## TASK PROMPT
Leave out the images; return the rest of the data exactly.

----- GIVEN DATA -----

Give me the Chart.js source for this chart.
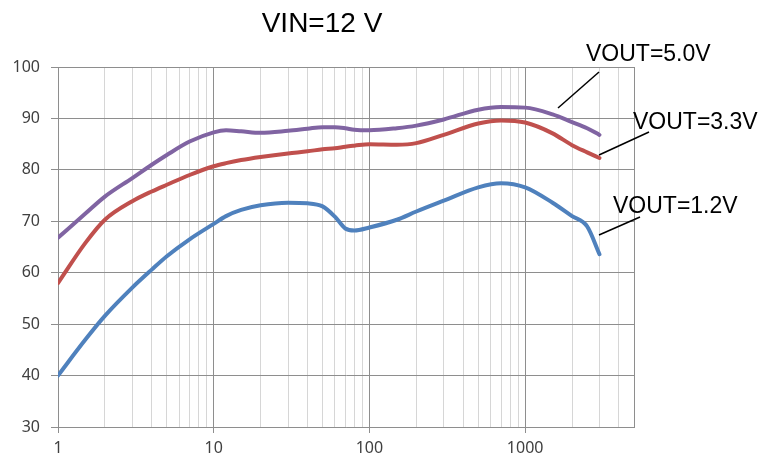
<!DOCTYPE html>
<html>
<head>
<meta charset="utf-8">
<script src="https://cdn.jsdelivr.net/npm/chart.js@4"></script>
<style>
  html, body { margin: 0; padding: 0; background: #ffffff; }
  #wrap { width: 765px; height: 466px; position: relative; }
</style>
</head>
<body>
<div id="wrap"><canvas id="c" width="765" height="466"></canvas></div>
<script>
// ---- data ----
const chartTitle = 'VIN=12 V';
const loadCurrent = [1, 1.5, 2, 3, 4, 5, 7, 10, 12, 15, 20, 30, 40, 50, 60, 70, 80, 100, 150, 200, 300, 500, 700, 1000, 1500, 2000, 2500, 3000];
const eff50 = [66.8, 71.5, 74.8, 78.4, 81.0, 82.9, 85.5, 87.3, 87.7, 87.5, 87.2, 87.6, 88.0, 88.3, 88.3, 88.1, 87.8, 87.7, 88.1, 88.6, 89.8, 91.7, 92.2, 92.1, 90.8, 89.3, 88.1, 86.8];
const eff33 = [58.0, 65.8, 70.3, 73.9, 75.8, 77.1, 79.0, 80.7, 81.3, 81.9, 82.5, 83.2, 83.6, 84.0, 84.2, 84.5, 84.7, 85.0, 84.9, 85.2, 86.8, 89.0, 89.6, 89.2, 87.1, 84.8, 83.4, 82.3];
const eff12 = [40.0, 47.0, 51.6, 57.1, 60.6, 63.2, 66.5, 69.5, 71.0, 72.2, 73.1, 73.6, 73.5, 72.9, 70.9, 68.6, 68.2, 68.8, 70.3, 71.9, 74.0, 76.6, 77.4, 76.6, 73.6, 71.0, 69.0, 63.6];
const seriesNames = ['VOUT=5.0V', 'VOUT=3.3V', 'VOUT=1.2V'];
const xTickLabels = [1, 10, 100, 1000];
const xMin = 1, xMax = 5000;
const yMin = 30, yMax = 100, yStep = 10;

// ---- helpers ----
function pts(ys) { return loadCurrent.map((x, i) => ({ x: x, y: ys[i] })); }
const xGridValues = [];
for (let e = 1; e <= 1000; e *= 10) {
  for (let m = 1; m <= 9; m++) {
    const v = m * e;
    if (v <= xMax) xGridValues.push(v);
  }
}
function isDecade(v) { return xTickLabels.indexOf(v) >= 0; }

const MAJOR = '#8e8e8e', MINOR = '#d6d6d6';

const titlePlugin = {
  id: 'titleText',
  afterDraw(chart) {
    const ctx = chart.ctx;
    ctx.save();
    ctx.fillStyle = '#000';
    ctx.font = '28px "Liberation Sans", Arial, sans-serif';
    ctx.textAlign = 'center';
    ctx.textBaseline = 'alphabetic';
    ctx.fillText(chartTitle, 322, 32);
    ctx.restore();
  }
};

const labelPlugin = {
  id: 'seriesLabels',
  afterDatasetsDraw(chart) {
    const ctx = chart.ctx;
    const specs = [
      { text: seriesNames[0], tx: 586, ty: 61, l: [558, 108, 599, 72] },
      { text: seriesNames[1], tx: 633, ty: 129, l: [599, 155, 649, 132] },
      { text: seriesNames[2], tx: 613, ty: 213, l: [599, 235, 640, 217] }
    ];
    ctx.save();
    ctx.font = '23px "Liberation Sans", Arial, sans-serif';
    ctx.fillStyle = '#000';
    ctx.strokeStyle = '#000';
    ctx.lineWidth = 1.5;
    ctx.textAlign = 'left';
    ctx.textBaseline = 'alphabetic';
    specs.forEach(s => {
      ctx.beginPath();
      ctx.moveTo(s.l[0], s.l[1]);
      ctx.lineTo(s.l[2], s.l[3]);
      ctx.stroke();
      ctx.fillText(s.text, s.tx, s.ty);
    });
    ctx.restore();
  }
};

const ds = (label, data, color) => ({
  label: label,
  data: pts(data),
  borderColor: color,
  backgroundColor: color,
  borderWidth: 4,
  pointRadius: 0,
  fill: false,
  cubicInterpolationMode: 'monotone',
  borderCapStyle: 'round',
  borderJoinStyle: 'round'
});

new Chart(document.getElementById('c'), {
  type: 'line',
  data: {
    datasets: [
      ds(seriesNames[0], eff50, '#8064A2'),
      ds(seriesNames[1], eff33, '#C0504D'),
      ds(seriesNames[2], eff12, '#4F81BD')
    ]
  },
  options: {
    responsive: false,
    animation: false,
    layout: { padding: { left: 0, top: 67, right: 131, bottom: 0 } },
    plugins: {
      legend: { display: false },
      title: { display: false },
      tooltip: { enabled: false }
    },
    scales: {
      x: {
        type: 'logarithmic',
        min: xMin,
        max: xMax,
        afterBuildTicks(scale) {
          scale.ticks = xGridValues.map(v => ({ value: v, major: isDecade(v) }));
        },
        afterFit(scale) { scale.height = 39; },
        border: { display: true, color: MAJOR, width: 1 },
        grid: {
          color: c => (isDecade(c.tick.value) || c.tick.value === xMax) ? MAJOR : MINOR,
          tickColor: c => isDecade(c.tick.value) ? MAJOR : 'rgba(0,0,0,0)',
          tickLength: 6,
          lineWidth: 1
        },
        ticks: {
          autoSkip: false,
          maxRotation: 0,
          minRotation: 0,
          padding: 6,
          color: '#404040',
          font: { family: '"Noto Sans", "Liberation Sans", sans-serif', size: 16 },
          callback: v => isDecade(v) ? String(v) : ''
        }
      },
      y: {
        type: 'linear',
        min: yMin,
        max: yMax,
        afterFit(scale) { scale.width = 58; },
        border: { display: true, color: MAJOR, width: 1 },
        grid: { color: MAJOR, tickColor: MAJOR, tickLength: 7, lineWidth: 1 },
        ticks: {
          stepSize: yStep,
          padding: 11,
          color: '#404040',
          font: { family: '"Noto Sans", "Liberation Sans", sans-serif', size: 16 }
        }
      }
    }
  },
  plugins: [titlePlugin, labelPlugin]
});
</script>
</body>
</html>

-----

## OUTPUT OF THE TASK
Give me the Chart.js source for this chart.
<!DOCTYPE html>
<html>
<head>
<meta charset="utf-8">
<script src="https://cdn.jsdelivr.net/npm/chart.js@4"></script>
<style>
  html, body { margin: 0; padding: 0; background: #ffffff; }
  #wrap { width: 765px; height: 466px; position: relative; }
</style>
</head>
<body>
<div id="wrap"><canvas id="c" width="765" height="466"></canvas></div>
<script>
// ---- data ----
const chartTitle = 'VIN=12 V';
const loadCurrent = [1, 1.5, 2, 3, 4, 5, 7, 10, 12, 15, 20, 30, 40, 50, 60, 70, 80, 100, 150, 200, 300, 500, 700, 1000, 1500, 2000, 2500, 3000];
const eff50 = [66.8, 71.5, 74.8, 78.4, 81.0, 82.9, 85.5, 87.3, 87.7, 87.5, 87.2, 87.6, 88.0, 88.3, 88.3, 88.1, 87.8, 87.7, 88.1, 88.6, 89.8, 91.7, 92.2, 92.1, 90.8, 89.3, 88.1, 86.8];
const eff33 = [58.0, 65.8, 70.3, 73.9, 75.8, 77.1, 79.0, 80.7, 81.3, 81.9, 82.5, 83.2, 83.6, 84.0, 84.2, 84.5, 84.7, 85.0, 84.9, 85.2, 86.8, 89.0, 89.6, 89.2, 87.1, 84.8, 83.4, 82.3];
const eff12 = [40.0, 47.0, 51.6, 57.1, 60.6, 63.2, 66.5, 69.5, 71.0, 72.2, 73.1, 73.6, 73.5, 72.9, 70.9, 68.6, 68.2, 68.8, 70.3, 71.9, 74.0, 76.6, 77.4, 76.6, 73.6, 71.0, 69.0, 63.6];
const seriesNames = ['VOUT=5.0V', 'VOUT=3.3V', 'VOUT=1.2V'];
const xTickLabels = [1, 10, 100, 1000];
const xMin = 1, xMax = 5000;
const yMin = 30, yMax = 100, yStep = 10;

// ---- helpers ----
function pts(ys) { return loadCurrent.map((x, i) => ({ x: x, y: ys[i] })); }
const xGridValues = [];
for (let e = 1; e <= 1000; e *= 10) {
  for (let m = 1; m <= 9; m++) {
    const v = m * e;
    if (v <= xMax) xGridValues.push(v);
  }
}
function isDecade(v) { return xTickLabels.indexOf(v) >= 0; }

const MAJOR = '#8e8e8e', MINOR = '#d6d6d6';

const titlePlugin = {
  id: 'titleText',
  afterDraw(chart) {
    const ctx = chart.ctx;
    ctx.save();
    ctx.fillStyle = '#000';
    ctx.font = '28px "Liberation Sans", Arial, sans-serif';
    ctx.textAlign = 'center';
    ctx.textBaseline = 'alphabetic';
    ctx.fillText(chartTitle, 322, 32);
    ctx.restore();
  }
};

const labelPlugin = {
  id: 'seriesLabels',
  afterDatasetsDraw(chart) {
    const ctx = chart.ctx;
    const specs = [
      { text: seriesNames[0], tx: 586, ty: 61, l: [558, 108, 599, 72] },
      { text: seriesNames[1], tx: 633, ty: 129, l: [599, 155, 649, 132] },
      { text: seriesNames[2], tx: 613, ty: 213, l: [599, 235, 640, 217] }
    ];
    ctx.save();
    ctx.font = '23px "Liberation Sans", Arial, sans-serif';
    ctx.fillStyle = '#000';
    ctx.strokeStyle = '#000';
    ctx.lineWidth = 1.5;
    ctx.textAlign = 'left';
    ctx.textBaseline = 'alphabetic';
    specs.forEach(s => {
      ctx.beginPath();
      ctx.moveTo(s.l[0], s.l[1]);
      ctx.lineTo(s.l[2], s.l[3]);
      ctx.stroke();
      ctx.fillText(s.text, s.tx, s.ty);
    });
    ctx.restore();
  }
};

const ds = (label, data, color) => ({
  label: label,
  data: pts(data),
  borderColor: color,
  backgroundColor: color,
  borderWidth: 4,
  pointRadius: 0,
  fill: false,
  cubicInterpolationMode: 'monotone',
  borderCapStyle: 'round',
  borderJoinStyle: 'round'
});

new Chart(document.getElementById('c'), {
  type: 'line',
  data: {
    datasets: [
      ds(seriesNames[0], eff50, '#8064A2'),
      ds(seriesNames[1], eff33, '#C0504D'),
      ds(seriesNames[2], eff12, '#4F81BD')
    ]
  },
  options: {
    responsive: false,
    animation: false,
    layout: { padding: { left: 0, top: 67, right: 131, bottom: 0 } },
    plugins: {
      legend: { display: false },
      title: { display: false },
      tooltip: { enabled: false }
    },
    scales: {
      x: {
        type: 'logarithmic',
        min: xMin,
        max: xMax,
        afterBuildTicks(scale) {
          scale.ticks = xGridValues.map(v => ({ value: v, major: isDecade(v) }));
        },
        afterFit(scale) { scale.height = 39; },
        border: { display: true, color: MAJOR, width: 1 },
        grid: {
          color: c => (isDecade(c.tick.value) || c.tick.value === xMax) ? MAJOR : MINOR,
          tickColor: c => isDecade(c.tick.value) ? MAJOR : 'rgba(0,0,0,0)',
          tickLength: 6,
          lineWidth: 1
        },
        ticks: {
          autoSkip: false,
          maxRotation: 0,
          minRotation: 0,
          padding: 6,
          color: '#404040',
          font: { family: '"Noto Sans", "Liberation Sans", sans-serif', size: 16 },
          callback: v => isDecade(v) ? String(v) : ''
        }
      },
      y: {
        type: 'linear',
        min: yMin,
        max: yMax,
        afterFit(scale) { scale.width = 58; },
        border: { display: true, color: MAJOR, width: 1 },
        grid: { color: MAJOR, tickColor: MAJOR, tickLength: 7, lineWidth: 1 },
        ticks: {
          stepSize: yStep,
          padding: 11,
          color: '#404040',
          font: { family: '"Noto Sans", "Liberation Sans", sans-serif', size: 16 }
        }
      }
    }
  },
  plugins: [titlePlugin, labelPlugin]
});
</script>
</body>
</html>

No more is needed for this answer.